NONE. No rescaling of covariates.
DEPENDENT Keyword
The DEPENDENT
keyword specifies
the rescaling method to use for scale dependent variables.
- This keyword applies only to scale dependent variables—that
is, either
MLEVEL=S
is specified on the command line or the variable has a scale measurement level based on its data dictionary setting. If a dependent variable is not scale, then theDEPENDENT
keyword is ignored for that variable. - The availability
of these rescaling methods for scale dependent variables depends on
the output layer activation function in effect. See the
OUTPUTFUNCTION
keyword in ARCHITECTURE Subcommand (MLP command) for details about the activation functions. - If the identity activation function is in effect,
then any of the rescaling methods, including
NONE
, may be requested. If the sigmoid activation function is in effect, thenNORMALIZED
is required. If the hyperbolic tangent activation function is in effect, thenADJNORMALIZED
is required. - If automatic architecture selection
is in effect (
/ARCHITECTURE AUTOMATIC=YES
), then the default output layer activation function (identity if there are any scale dependent variables) is always used. In this case, the default rescaling method (STANDARDIZED
) is also used and theDEPENDENT
keyword is ignored.
STANDARDIZED. Subtract the mean and divide by the standard deviation, (x−mean)/s. This is the default rescaling method for scale dependent variables if the output layer uses the identity activation function. This rescaling method may not be specified if the output layer uses the sigmoid or hyperbolic tangent activation function.
NORMALIZED. Subtract the
minimum and divide by the range, (x−min)/(max−min). This is the required rescaling method for scale dependent variables
if the output layer uses the sigmoid activation function. This rescaling
method may not be specified if the output layer uses the hyperbolic
tangent activation function. The NORMALIZED
keyword may be followed by the CORRECTION
option, which specifies a number ε that is applied as a correction
to the rescaling formula. In particular, the corrected formula is
[x−(min−ε)]/[(max+ε)−(min−ε)]. This correction ensures that all
rescaled dependent variable values will be within the range of the
activation function. A real number greater than or equal to 0 must
be specified. The default is 0.02.
ADJNORMALIZED. Adjusted version
of subtract the minimum and divide by the range, [2*(x−min)/(max−min)]−1 . This is the required rescaling method for scale dependent variables
if the output layer uses the hyperbolic tangent activation function.

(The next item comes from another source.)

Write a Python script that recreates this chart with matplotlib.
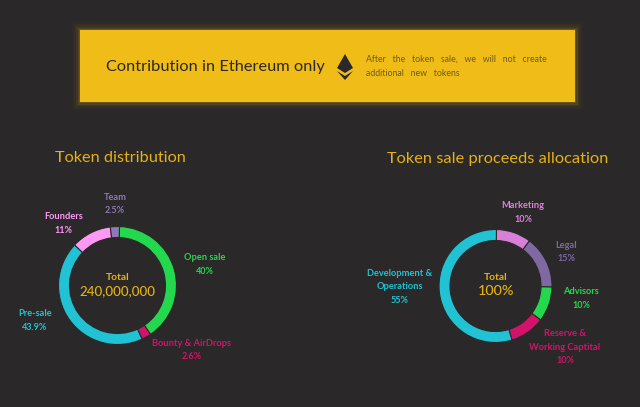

This rescaling method may not be specified if the output layer uses
the sigmoid activation function. The ADJNORMALIZED
keyword may be followed by the CORRECTION
option, which specifies a number ε that is applied as a correction
to the rescaling formula. In particular, the corrected formula is
{2*[(x−(min−ε))/((max+ε)−(min−ε))]}−1. This correction
ensures that all rescaled dependent variable values will be within
the range of the activation function. A real number greater than
or equal to 0 must be specified. The default is 0.02.
NONE. No rescaling of scale dependent variables.